Infrastructure: The New Space Race
Perhaps the greatest challenge of the next century will be to build a space infrastructure that will serve all of humanity, rather than only a privileged few.
Published October 1, 2018
By Marie Gentile
Academy Contributor
If you are a person of a “certain age,” you may remember a bright summer day nearly 50 years ago when grainy black and white images were beamed down to our television sets from the surface of the moon.
The world watched in awe as an astronaut named Neil Armstrong stepped gingerly onto its dusty surface. When he uttered the now immortal words “That’s one small step for a man, one giant leap for mankind,” we knew we had done it.
Humankind had achieved what was once thought to be laughably impossible — developed the technology to escape the gravitational pull of our home planet and land on another terrestrial surface. How could anyone feel anything other than the most incredible sense of pride and wonder? And of course, for Americans, it was a defining moment —
as a nation we had won the “space race” through a technological achievement by which all others would be measured.
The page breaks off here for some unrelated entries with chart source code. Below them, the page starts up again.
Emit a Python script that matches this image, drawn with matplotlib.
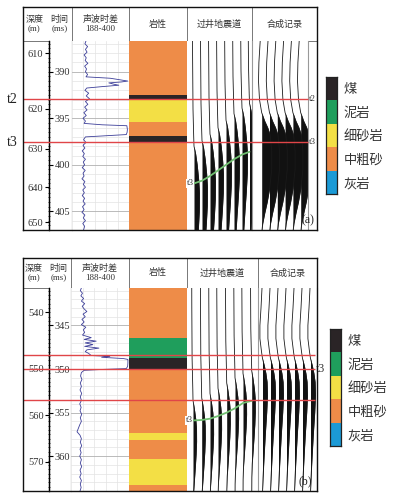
import matplotlib
matplotlib.use("Agg")
import matplotlib.pyplot as plt
import numpy as np
from matplotlib.ticker import MultipleLocator, FixedLocator

W, H = 395, 498
plt.rcParams['font.family'] = ['Liberation Serif', 'Noto Sans CJK SC']

# ---- shared data ----
lith_names = ['煤', '泥岩', '细砂岩', '中粗砂', '灰岩']
lith_colors = ['#2a2426', '#1f9e5c', '#f3df45', '#ee8c48', '#1b9ad6']
head_dt = ['深度\n(m)', '时间\n(ms)']
head_cols = ['声波时差\n188-400', '岩性', '过井地震道', '合成记录']

# ---- panel (a) ----
a_trange = (386.7, 407.0)
a_depth = [610, 620, 630, 640, 650]
a_depth_t = [388.03, 393.97, 398.25, 402.39, 406.18]
a_time_ticks = [390, 395, 400, 405]
a_lith_top = [386.7, 392.47, 392.93, 395.39, 396.86, 397.57]
a_lith_bot = [392.47, 392.93, 395.39, 396.86, 397.57, 407.0]
a_lith_code = [3, 0, 2, 3, 0, 3]
a_hz_t = [392.96, 397.6]
a_hz_name = ['t2', 't3']
a_sonic_t = [386.7, 387.0, 387.3, 387.6, 387.9, 388.2, 388.5, 388.8, 389.1, 389.4,
             389.7, 390.0, 390.3, 390.55, 390.7, 390.8, 391.0, 391.1, 391.2, 391.35,
             391.45, 391.6, 391.75, 392.0, 392.3, 392.6, 392.9, 393.2, 393.5, 393.8,
             394.1, 394.4, 394.7, 395.0, 395.3, 395.55, 395.7, 395.8, 396.2, 396.5,
             396.75, 396.9, 397.0, 397.3, 397.6, 397.9, 398.2, 398.5, 398.8, 399.1,
             399.4, 399.7, 400.0, 400.3, 400.6, 400.9, 401.2, 401.5, 401.8, 402.1,
             402.4, 402.7, 403.0, 403.3, 403.6, 403.9, 404.2, 404.5, 404.8, 405.1,
             405.4, 405.7, 406.0, 406.3, 406.6, 407.0]
a_sonic_v = [240, 236, 246, 238, 244, 233, 241, 237, 247, 235,
             242, 238, 246, 240, 330, 352, 395, 372, 325, 345,
             362, 300, 243, 236, 250, 241, 253, 238, 247, 235,
             244, 232, 241, 229, 238, 233, 300, 392, 394, 393,
             390, 300, 238, 231, 240, 229, 236, 226, 234, 228,
             238, 230, 235, 226, 237, 229, 233, 225, 236, 230,
             238, 228, 234, 226, 235, 229, 237, 227, 233, 225,
             236, 230, 238, 228, 235, 231]
a_seis_x0 = [7, 15, 23, 31, 39, 47, 55, 62.5]
a_seis_peak = [403.0, 402.4, 401.7, 401.0, 400.2, 399.5, 398.9, 398.4]
a_seis_rel = [-20, -16, -9, -6, -5, -4.2, -3, -1.5, 0, 2, 4, 6, 8, 10, 12]
a_seis_amp = [-1.7, -1.5, -1.0, -0.3, 0.0, 1.6, 3.2, 4.6, 5.5, 5.3, 4.3, 3.0, 1.8, 1.0, 0.6]
a_green_t = [402.0, 401.7, 401.2, 400.6, 400.0, 399.4, 398.9, 398.6]
a_syn_x0 = [9.7, 17.5, 25.3, 33.1, 40.9, 48.7]
a_syn_t = [386.7, 389.0, 391.0, 393.0, 394.4, 395.3, 396.0, 396.8, 398.5, 400.5,
           402.5, 404.0, 405.2, 406.3, 407.0]
a_syn_amp = [-1.5, -2.8, -3.2, -2.2, 0.0, 3.0, 6.0, 8.5, 10.0, 10.0,
             8.0, 5.5, 3.0, 1.0, 0.3]

# ---- panel (b) ----
b_trange = (340.7, 364.0)
b_depth = [540, 550, 560, 570]
b_depth_t = [343.47, 349.94, 355.3, 360.66]
b_time_ticks = [345, 350, 355, 360]
b_lith_top = [340.7, 346.49, 348.79, 350.02, 357.33, 358.17, 360.27, 363.34]
b_lith_bot = [346.49, 348.79, 350.02, 357.33, 358.17, 360.27, 363.34, 364.0]
b_lith_code = [3, 1, 0, 3, 2, 3, 2, 3]
b_hz_t = [348.44, 350.05, 353.58]
b_hz_name = ['', 't3', '']
b_sonic_t = [340.7, 341.0, 341.3, 341.6, 341.9, 342.2, 342.5, 342.8, 343.1, 343.4,
             343.7, 344.0, 344.3, 344.6, 344.9, 345.2, 345.5, 345.8, 346.1, 346.4,
             346.6, 346.8, 347.0, 347.2, 347.4, 347.6, 347.8, 348.0, 348.2, 348.45,
             348.55, 348.65, 348.8, 348.9, 349.3, 349.7, 349.95, 350.05, 350.15, 350.4,
             350.8, 351.2, 351.6, 352.0, 352.4, 352.8, 353.2, 353.6, 354.0, 354.4,
             354.8, 355.2, 355.6, 356.0, 356.4, 356.8, 357.2, 357.6, 358.0, 358.4,
             358.8, 359.2, 359.6, 360.0, 360.4, 360.8, 361.2, 361.6, 362.0, 362.4,
             362.8, 363.2, 363.6, 364.0]
b_sonic_v = [226, 222, 230, 224, 234, 226, 238, 229, 236, 246,
             232, 240, 228, 236, 226, 242, 233, 238, 230, 262,
             236, 280, 240, 268, 238, 290, 246, 240, 252, 262,
             330, 300, 380, 396, 396, 395, 390, 300, 236, 226,
             223, 228, 222, 226, 221, 227, 222, 226, 220, 225,
             221, 227, 222, 226, 220, 215, 210, 221, 226, 222,
             227, 221, 225, 220, 226, 222, 227, 221, 225, 220,
             226, 222, 225, 221]
b_seis_x0 = [6, 14.7, 23, 31, 39.7, 48, 56, 64.7]
b_seis_peak = [356.8, 356.5, 356.0, 355.4, 354.8, 354.2, 353.7, 353.4]
b_seis_rel = [-18, -14, -8, -4.5, -3.2, -2.2, -1, 0, 1.5, 3, 4.5, 6, 7.5, 9, 12]
b_seis_amp = [-1.3, -1.2, -0.9, -0.2, 0.0, 1.4, 2.8, 3.5, 3.6, 3.1, 2.3, 1.4, 0.5, 0.1, 0.0]
b_green_t = [355.9, 355.85, 355.7, 355.4, 355.0, 354.5, 353.9, 353.65]
b_syn_x0 = [4.5, 12.5, 20.5, 28.5, 36.5, 44.5, 52.5]
b_syn_t = [340.7, 343.0, 345.0, 346.5, 348.0, 348.8, 349.6, 350.5, 351.5, 353.0,
           355.0, 357.5, 360.0, 362.5, 364.0]
b_syn_amp = [-0.5, -1.5, -2.6, -2.6, -1.0, 0.0, 1.8, 3.4, 4.6, 5.0,
             4.2, 2.8, 1.6, 0.5, 0.0]

fig = plt.figure(figsize=(W / 100, H / 100), dpi=100)


def add_ax(x0, y0, x1, y1):
    return fig.add_axes([x0 / W, 1 - y1 / H, (x1 - x0) / W, (y1 - y0) / H])


def bare(ax):
    ax.set_xticks([])
    ax.set_yticks([])
    for s in ax.spines.values():
        s.set_visible(False)


def traces(ax, x0s, tlist, amp):
    amp = np.asarray(amp)
    for x0, t in zip(x0s, tlist):
        ax.plot(x0 + amp, t, color='#1a1a1a', lw=0.6)
        ax.fill_betweenx(t, x0, x0 + amp, where=amp > 0, interpolate=True,
                         color='#111111', lw=0)


def draw_panel(lay, trange, depth, depth_t, tticks, ltop, lbot, lcode,
               son_t, son_v, seis_x0, seis_peak, seis_rel, seis_amp, green_t,
               syn_x0, syn_t, syn_amp, hz_t, hz_name, tag):
    e = lay['edges']
    top, hdr, bot = lay['top'], lay['hdr'], lay['bot']
    t0, t1 = trange

    # header cells
    for i in range(5):
        hx = add_ax(e[i], top, e[i + 1], hdr)
        bare(hx)
        for s in hx.spines.values():
            s.set_visible(True)
            s.set_color('#777777')
            s.set_linewidth(0.7)
        if i == 0:
            for xr, txt in zip([0.23, 0.74], head_dt):
                hx.text(xr, 0.5, txt, ha='center', va='center', fontsize=6.5,
                        linespacing=1.25, color='#333333')
        else:
            hx.text(0.5, 0.5, head_cols[i - 1], ha='center', va='center',
                    fontsize=6.5, linespacing=1.25, color='#333333')

    # depth / time axis
    al = add_ax(lay['line'], hdr, e[1], bot)
    al.set_ylim(t1, t0)
    al.set_xticks([])
    al.spines['top'].set_visible(False)
    al.spines['bottom'].set_visible(False)
    al.spines['left'].set_linewidth(0.9)
    al.spines['right'].set_color('#444444')
    al.spines['right'].set_linewidth(0.8)
    al.set_yticks(depth_t, labels=[str(d) for d in depth])
    al.yaxis.set_minor_locator(MultipleLocator(0.5))
    al.tick_params(axis='y', which='major', direction='out', length=3, pad=1,
                   labelsize=7.5, labelcolor='#333333')
    al.tick_params(axis='y', which='minor', direction='inout', length=2, width=0.5)
    sec = al.secondary_yaxis(0)
    sec.set_alignment('right')
    sec.set_yticks(tticks)
    sec.tick_params(axis='y', direction='out', length=3, pad=1, labelsize=7.5,
                    labelcolor='#333333')
    sec.spines['right'].set_linewidth(0.9)

    # sonic log
    asn = add_ax(e[1], hdr, e[2], bot)
    asn.plot(son_v, son_t, color='#3d3f99', lw=0.6)
    asn.set_xlim(188, 400)
    asn.set_ylim(t1, t0)
    asn.xaxis.set_major_locator(FixedLocator(np.linspace(188, 400, 6)))
    asn.yaxis.set_major_locator(MultipleLocator(5))
    asn.yaxis.set_minor_locator(MultipleLocator(1))
    asn.grid(which='minor', axis='y', color='#e3e3e3', lw=0.5)
    asn.grid(which='major', axis='y', color='#b0b0b0', lw=0.6)
    asn.grid(which='major', axis='x', color='#e3e3e3', lw=0.5)
    asn.set_axisbelow(True)
    asn.tick_params(which='both', length=0, labelleft=False, labelbottom=False)
    for s in asn.spines.values():
        s.set_visible(False)

    # lithology
    ali = add_ax(e[2], hdr, e[3], bot)
    heights = [b - a for a, b in zip(ltop, lbot)]
    ali.bar(0.5, heights, bottom=ltop, width=1,
            color=[lith_colors[c] for c in lcode], lw=0)
    ali.set_xlim(0, 1)
    ali.set_ylim(t1, t0)
    bare(ali)

    # seismic traces at the well
    ase = add_ax(e[3], hdr, e[4], bot)
    ase.set_xlim(0, e[4] - e[3])
    ase.set_ylim(t1, t0)
    bare(ase)
    traces(ase, seis_x0, [p + np.asarray(seis_rel) for p in seis_peak], seis_amp)
    ase.plot(seis_x0, green_t, color='#72c072', lw=1.3, solid_capstyle='round')
    ase.text(seis_x0[0] - 0.5, green_t[0], 't3', ha='right', va='center',
             fontsize=6.5, color='#333333',
             bbox=dict(facecolor='white', edgecolor='none', pad=0.2))

    # synthetic record
    asy = add_ax(e[4], hdr, lay['syn_right'], bot)
    asy.set_xlim(0, lay['syn_right'] - e[4])
    asy.set_ylim(t1, t0)
    bare(asy)
    for side in ['left', 'right']:
        asy.spines[side].set_visible(True)
        asy.spines[side].set_color('#999999')
        asy.spines[side].set_linewidth(0.8)
    traces(asy, syn_x0, [syn_t] * len(syn_x0), syn_amp)

    # horizons
    ao = add_ax(e[0], hdr, e[5], bot)
    ao.set_facecolor('none')
    ao.set_xlim(e[0], e[5])
    ao.set_ylim(t1, t0)
    bare(ao)
    ao.hlines(hz_t, e[0], lay['red_right'], color='#e04548', lw=1.0)
    for t, nm in zip(hz_t, hz_name):
        if nm:
            ao.text(lay['red_right'] + 1, t, nm, ha='left', va='center',
                    fontsize=lay['rlab_fs'], color='#333333', clip_on=False)
            if lay['left_lab']:
                ao.text(12, t, nm, ha='center', va='center', fontsize=10,
                        color='#222222', clip_on=False)

    # outer box
    box = add_ax(e[0], top, e[5], bot)
    box.set_facecolor('none')
    box.set_xticks([])
    box.set_yticks([])
    for s in box.spines.values():
        s.set_linewidth(1.0)
        s.set_color('#111111')

    fig.text(lay['tag_xy'][0] / W, 1 - lay['tag_xy'][1] / H, tag,
             ha='center', va='center', fontsize=8.5, color='#222222')

    # legend
    lx0, ly0, lx1, ly1 = lay['legend']
    lg = add_ax(lx0, ly0, lx1, ly1)
    lg.barh(range(len(lith_names)), 1, height=1, left=0, color=lith_colors, lw=0)
    lg.set_xlim(0, 1)
    lg.set_ylim(len(lith_names) - 0.5, -0.5)
    lg.set_xticks([])
    lg.set_yticks(range(len(lith_names)), labels=lith_names)
    lg.yaxis.tick_right()
    lg.tick_params(axis='y', length=0, pad=5, labelsize=9.5, labelcolor='#333333')
    for s in lg.spines.values():
        s.set_linewidth(0.9)
        s.set_color('#222222')


lay_a = dict(top=7, hdr=41, bot=230, edges=[23, 72, 129, 187, 252, 317],
             line=49, syn_right=308, red_right=308, rlab_fs=6.5, left_lab=True,
             tag_xy=(308, 220), legend=(326, 77, 337, 194))
lay_b = dict(top=258, hdr=288, bot=491, edges=[23, 71, 129, 187, 258, 317],
             line=49, syn_right=317, red_right=315, rlab_fs=8.5, left_lab=False,
             tag_xy=(305, 481), legend=(330, 329, 341, 446))

draw_panel(lay_a, a_trange, a_depth, a_depth_t, a_time_ticks, a_lith_top, a_lith_bot,
           a_lith_code, a_sonic_t, a_sonic_v, a_seis_x0, a_seis_peak, a_seis_rel,
           a_seis_amp, a_green_t, a_syn_x0, a_syn_t, a_syn_amp, a_hz_t, a_hz_name, '(a)')
draw_panel(lay_b, b_trange, b_depth, b_depth_t, b_time_ticks, b_lith_top, b_lith_bot,
           b_lith_code, b_sonic_t, b_sonic_v, b_seis_x0, b_seis_peak, b_seis_rel,
           b_seis_amp, b_green_t, b_syn_x0, b_syn_t, b_syn_amp, b_hz_t, b_hz_name, '(b)')

fig.savefig('out.png', dpi=100)
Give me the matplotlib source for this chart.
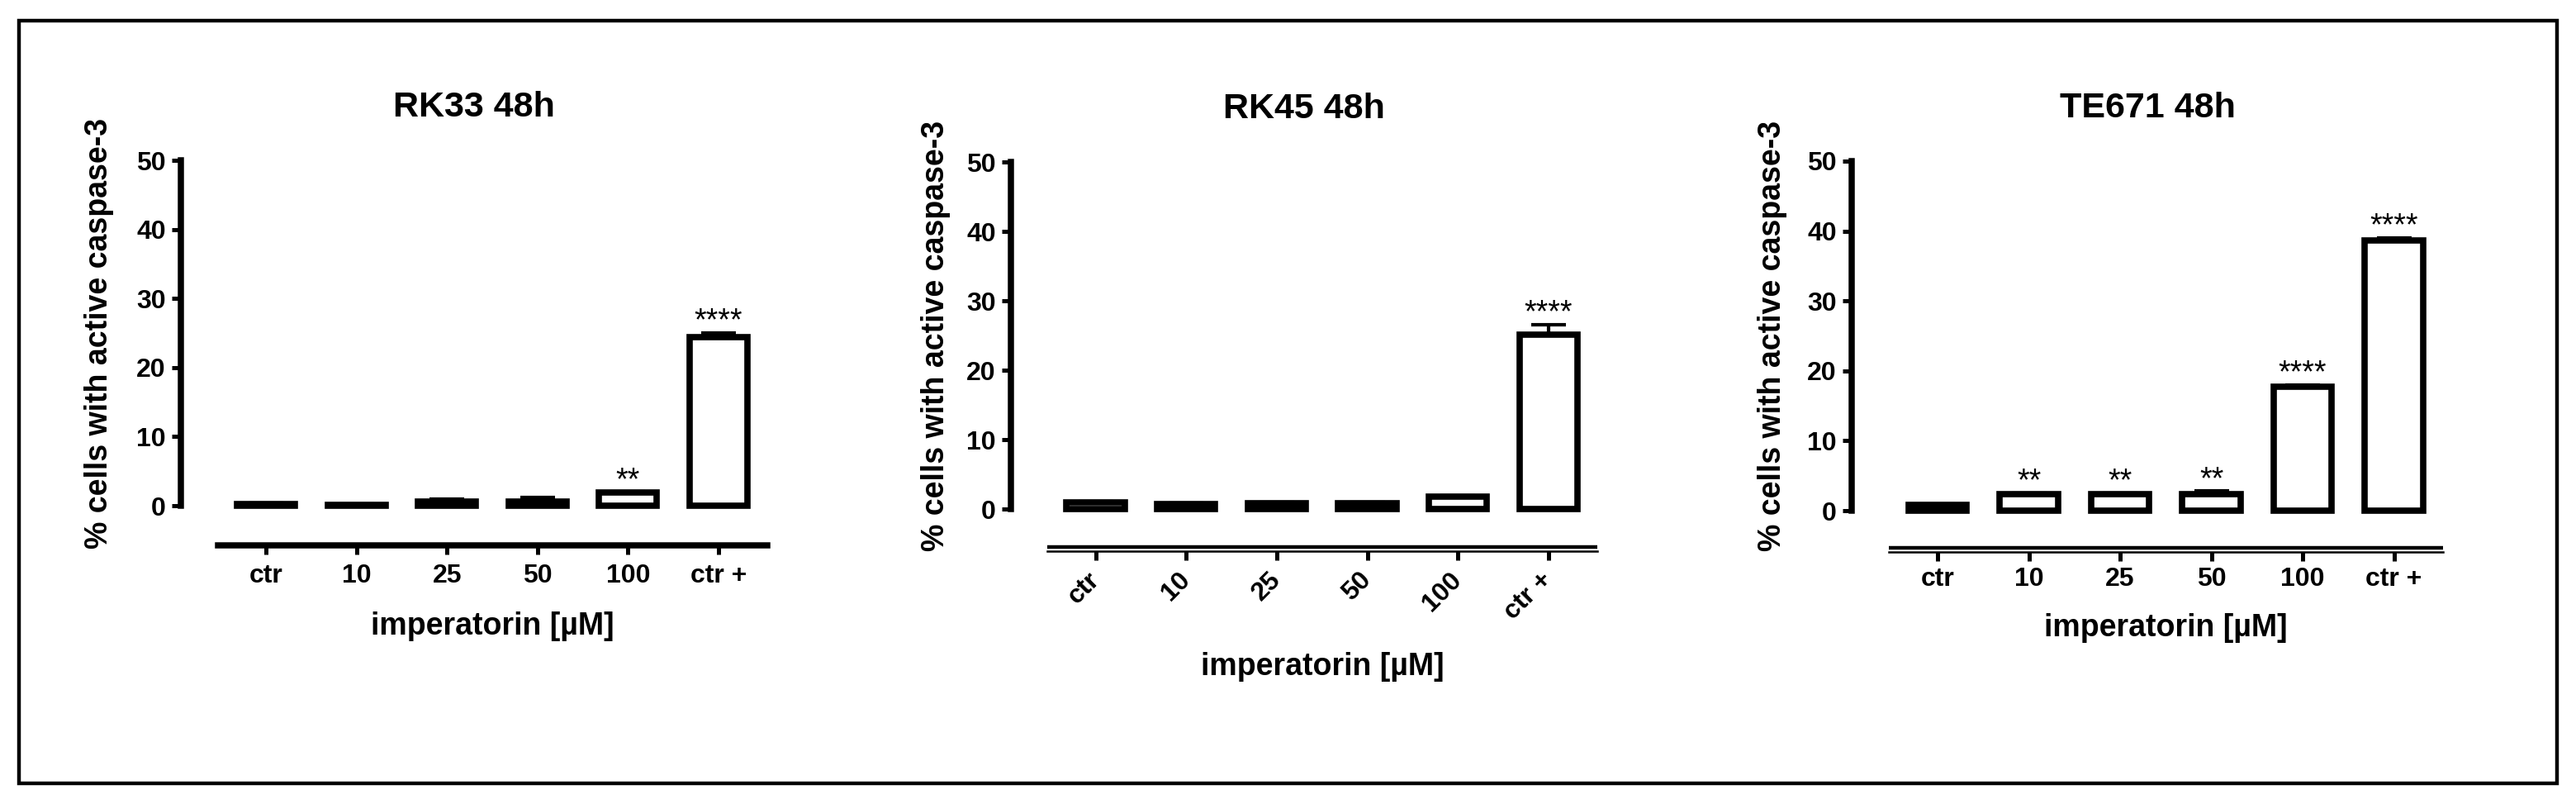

In the decades since, space travel has become relatively commonplace. There were seven subsequent manned moon missions, as well as unmanned missions conducted by the Soviet Union, the European Space Agency, Japan, India and the People’s Republic of China. Later, the Space Shuttle would serve as the world’s first interstellar “work horse,” carrying and fetching loads back and forth from the International Space Station. Such trips barely registered on the news cycle.
The New Space Race
Fast forward to 2018 and we stand on the precipice of a new “space race.” There are billions of dollars in private investment being pumped into various space related start-ups around the world, making the commercial space race — in theory at least — anyone’s to win.
Technology and capital hurdles aside, this is an opportunity for humanity to get something right from the beginning. The UN Sustainable Development Goals, launched in 2015, represent an unprecedented global commitment to addressing global challenges through collective action in science and technology.
But they are also a potent reminder of what is at stake if we fail — combatting hunger, educating children, developing new treatments for disease and new technologies to support sustainable infrastructure and economic development. As we mobilize to address these worthy goals, we must also recognize the lessons to be learned from our past mistakes, and apply them to the sustainable development of space for human use.
Unlike Earth, space has no borders. We cannot rope off a section or build a wall and say to others “this is ours and you may not enter.” Perhaps the greatest challenge of the next century will be to build a space infrastructure that will serve all of humanity, rather than only a privileged few.
A Myriad of Issues to be Addressed
How will we construct buildings in space and where will we put them? How will we grow food? How will space traffic be managed? Who will collect all that space trash? There are already a myriad of issues to be addressed — and these are the ones we know about. It will require collaboration across all of our planet’s governments, and across the global scientific community, to develop answers to these questions and the ones still to be asked.
Much of our work at the New York Academy of Sciences is tied to achieving the UN Sustainable Development Goals because we believe that they can be achieved, and they WILL be achieved, if we work together. As NASA, other space agencies and private sector companies ponder humanity’s future in space, it is incumbent on all of us in the scientific community and the public at large to consider what that future might be.
If we’re smart and are willing to learn from past mistakes, we stand a very good chance of getting it right from the beginning. And maybe as we aim for a sustainable future in space, we’ll succeed in solving the major challenges facing our own planet along the way.